Stobart Group Ltd & Stobart Rail Ltd v Stobart & Tinkler [2019] EWCA Civ 1376

Published on 07 November 2019

Was notice of a tax claim under a share purchase agreement effectively given?

The key takeaway

Notices given pursuant to commercial agreements must be drafted in full compliance with the terms required by such agreements.

The background

Stobart Group Limited acquired Stobart Rail Limited from Stobart & Tinkler pursuant to a share purchase agreement dated 7 March 2008 (the SPA).

The SPA stated that the sellers would not be liable for tax claims unless the purchasers had given written notice of such a claim within seven years of completion (Schedule 4, paragraph 6.3 of the SPA). The purchasers were also required to notify the seller’s representatives of any claim or circumstances which may give rise to a claim as soon as reasonably practicable (Schedule 4, paragraph 7.1 of the SPA). 

“Tax claim” was defined in the SPA as a claim by Stobart Group as buyers against the sellers. “Claim” was defined in the SPA as a potential claim by HMRC or other tax authority against Stobart Rail Limited.

On 13 March 2008 HMRC issued a claim against Stobart Rail Limited for unpaid national insurance contributions. Stobart Group’s solicitors notified Stobart & Tinkler of HMRC’s claim in accordance with paragraph 7.1 on 9 April 2008.

The seventh anniversary of completion fell on 4 April 2015. On 24 March 2015, Stobart Group Limited purported to formally notify the tax claim to Stobart & Tinkler under paragraph 6.3.

Stobart & Tinkler sought summary judgment in the proceedings commenced by Stobart Group and Stobart Rail, on the basis that the tax claim had not been notified in time.

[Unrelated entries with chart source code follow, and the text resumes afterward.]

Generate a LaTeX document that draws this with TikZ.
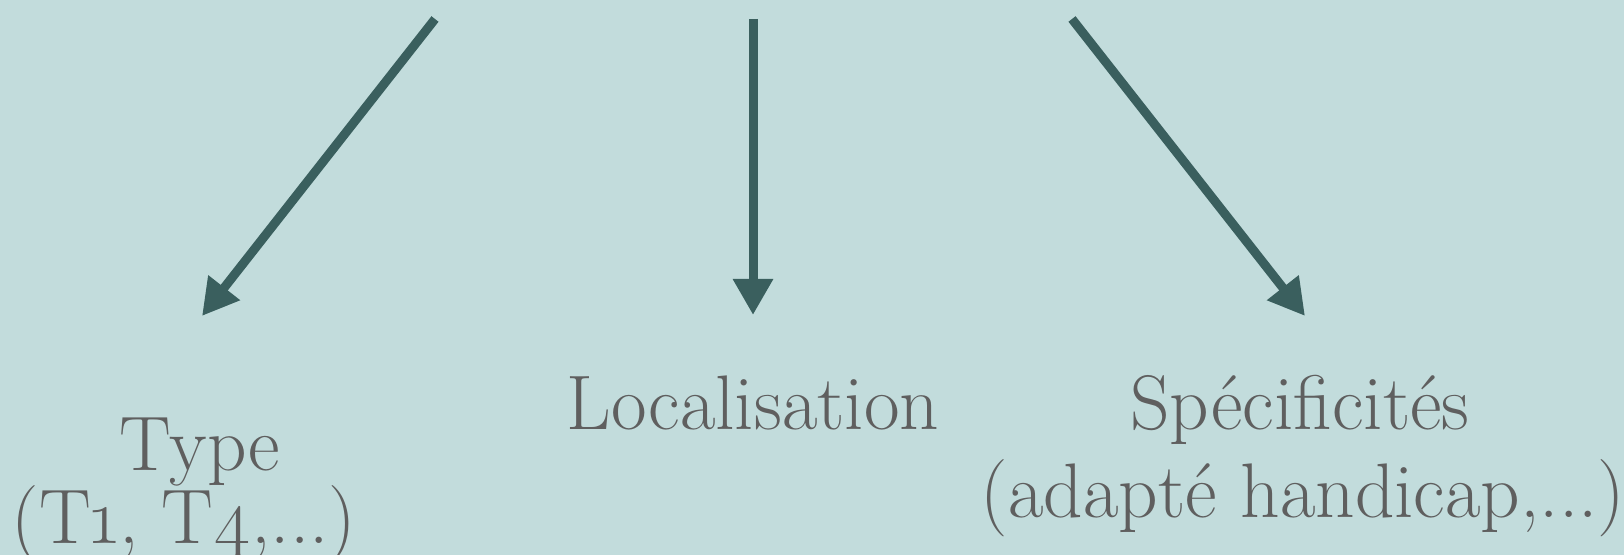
\documentclass[tikz,border=0pt]{standalone}
\usepackage{fontspec}
\setmainfont{Latin Modern Roman}
\usepackage{xcolor}
\usetikzlibrary{arrows.meta}
\definecolor{bgteal}{HTML}{C2DCDC}
\definecolor{arrowteal}{HTML}{3A5F5E}
\definecolor{labelgray}{HTML}{5F5F5F}
\tikzset{
  critlabel/.style={anchor=base,inner sep=0pt,text=labelgray,font=\fontsize{22}{25}\selectfont},
  critarrow/.style={-{Triangle[length=3.6mm,width=3.8mm]},line width=0.9mm,draw=arrowteal}
}
\begin{document}
\begin{tikzpicture}[x=0.01cm,y=-0.01cm]
  \fill[bgteal] (0,0) rectangle (1624,555);
  \useasboundingbox (0,0) rectangle (1624,555);
  % start and end points of the three arrows
  \coordinate (topleft) at (435,19);
  \coordinate (tipleft) at (202,316);
  \coordinate (topmid) at (753,19);
  \coordinate (tipmid) at (753,315);
  \coordinate (topright) at (1072,19);
  \coordinate (tipright) at (1305,316);
  \node[critlabel] (type) at (200,471) {Type};
  \node[critlabel] (typeinfo) at (184,544) {(T{\addfontfeature{Numbers=OldStyle}1}, T{\addfontfeature{Numbers=OldStyle}4},...)};
  \node[critlabel] (loc) at (753,430) {Localisation};
  \node[critlabel] (spec) at (1300,430) {Spécificités};
  \node[critlabel] (specinfo) at (1303,518) {(adapté handicap,...)};
  \draw[critarrow] (topleft) -- (tipleft);
  \draw[critarrow] (topmid) -- (tipmid);
  \draw[critarrow] (topright) -- (tipright);
\end{tikzpicture}
\end{document}
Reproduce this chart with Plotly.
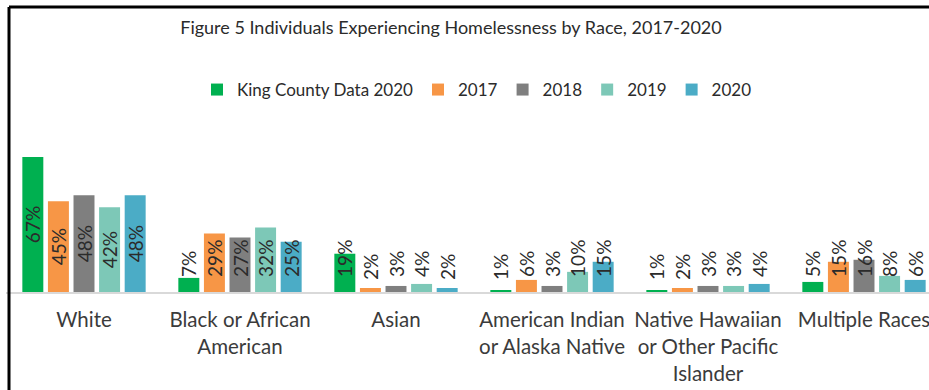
import plotly.graph_objects as go

categories = ["White", "Black or African<br>American", "Asian",
              "American Indian<br>or Alaska Native",
              "Native Hawaiian<br>or Other Pacific<br>Islander", "Multiple Races"]
series_names = ["King County Data 2020", "2017", "2018", "2019", "2020"]
king_county_2020 = [67, 7, 19, 1, 1, 5]
y2017 = [45, 29, 2, 6, 2, 15]
y2018 = [48, 27, 3, 3, 3, 16]
y2019 = [42, 32, 4, 10, 3, 8]
y2020 = [48, 25, 2, 15, 4, 6]
series_values = [king_county_2020, y2017, y2018, y2019, y2020]
colors = ["#00B050", "#F79646", "#7F7F7F", "#7DC8B7", "#4BACC6"]

FONT = "Lato"
TXT = "#2b2b2b"
CENTER_MIN = 40      # labels at or above this value sit centred in the bar
LABEL_LIFT = 6       # low labels start slightly above the baseline (style offset)

lab_font = dict(family=FONT, size=19, color=TXT)

fig = go.Figure()
for name, vals, col in zip(series_names, series_values, colors):
    fig.add_trace(go.Bar(
        name=name, x=categories, y=vals, offsetgroup=name,
        marker=dict(color=col, line=dict(width=0)),
        text=[f"{v}%" if v >= CENTER_MIN else "" for v in vals],
        textposition="inside", insidetextanchor="middle",
        textangle=-90, constraintext="none", cliponaxis=False,
        insidetextfont=lab_font, hoverinfo="skip",
    ))
for name, vals in zip(series_names, series_values):
    fig.add_trace(go.Bar(
        name=name, x=categories, y=vals, offsetgroup=name,
        base=[LABEL_LIFT] * len(vals), showlegend=False,
        marker=dict(color="rgba(0,0,0,0)", line=dict(width=0)),
        text=[f"{v}%" if v < CENTER_MIN else "" for v in vals],
        textposition="inside", insidetextanchor="start",
        textangle=-90, constraintext="none", cliponaxis=False,
        insidetextfont=lab_font, hoverinfo="skip",
    ))

W, H = 929, 390
ml, mr, mt, mb = 6, 0, 147, 98
plot_w = W - ml - mr
plot_h = H - mt - mb
cat_px = 156.0

fig.update_layout(
    width=W, height=H,
    margin=dict(l=ml, r=mr, t=mt, b=mb, pad=0, autoexpand=False),
    paper_bgcolor="white", plot_bgcolor="white",
    barmode="group", bargap=0.18, bargroupgap=0.18,
    title=dict(text="Figure 5 Individuals Experiencing Homelessness by Race, 2017-2020",
               x=451 / W, xref="container", xanchor="center",
               y=1 - 28 / H, yref="container", yanchor="middle",
               font=dict(family=FONT, size=18, color="#2b2b2b")),
    legend=dict(orientation="h", x=477 / W, xref="container", xanchor="center",
                y=1 - 90 / H, yref="container", yanchor="middle",
                font=dict(family=FONT, size=17, color="#2b2b2b"),
                itemclick=False, itemdoubleclick=False),
    xaxis=dict(range=[-0.5, -0.5 + plot_w / cat_px], showline=True,
               linecolor="#d9d9d9", linewidth=1.5, ticks="", tickangle=0,
               automargin=False, ticklabelstandoff=9,
               tickfont=dict(family=FONT, size=20.5, color="#3b3b3b"),
               showgrid=False, fixedrange=True),
    yaxis=dict(range=[0, plot_h / 2.015], visible=False, showgrid=False,
               automargin=False, fixedrange=True),
    showlegend=True,
)

bx = (9 - ml) / plot_w
by_top = (292 - 7) / plot_h
by_bot = (292 - H - 5) / plot_h
fig.add_shape(type="line", xref="paper", yref="paper", x0=bx, x1=bx,
              y0=by_top, y1=by_bot, line=dict(color="black", width=3))
fig.add_shape(type="line", xref="paper", yref="paper", x0=bx, x1=1.05,
              y0=by_top, y1=by_top, line=dict(color="black", width=3))

fig.write_html("out.html")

The High Court granted
Stobart & Tinkler’s application: it determined that the letter sent in March 2015 was not an effective notice under paragraph 6.3, but a notice of a potential claim under paragraph 7.1.

The decision

The Court of Appeal determined that the March 2015 letter purporting to notify the tax claim was ineffective, and dismissed the appeal. 

When construing unilateral notices, the Court held that the subjective understanding of the actual recipient was not relevant; the test is how a reasonable recipient with knowledge of the objective contextual scene would have understood the notice to operate.

The Court held that a reasonable recipient of the March 2015 letter, with knowledge of the factual context, would not have understood it to be a notification of a tax claim for the purposes of paragraph 6.3. This is primarily on the basis that the letter made no reference to a tax claim, did not refer to a claim being made under paragraph 6.3, and gave notice in terms of a potential claim. 

Why is this important?

This decision is a reminder of the importance of paying close attention to the wording of notices to ensure that they are clear and unambiguous, such that a hypothetical reasonable recipient would understand how the notice was intended to operate.

Any practical tips?

When providing notice pursuant to specific provisions of agreements, it is imperative that the specific requirements of that provision be strictly observed. The notice should make clear which provisions of the agreement are being relied upon and make any claim in unequivocal terms. Check (and check again) that any claim has been formulated in accordance with the appropriate defined terms of the agreement. The notice must then be in the required form and served in accordance with the contractual requirements.

Particular attention should be paid where there is potential overlap between similar provisions, to ensure that notice is not mistakenly presumed to have been provided under a different provision.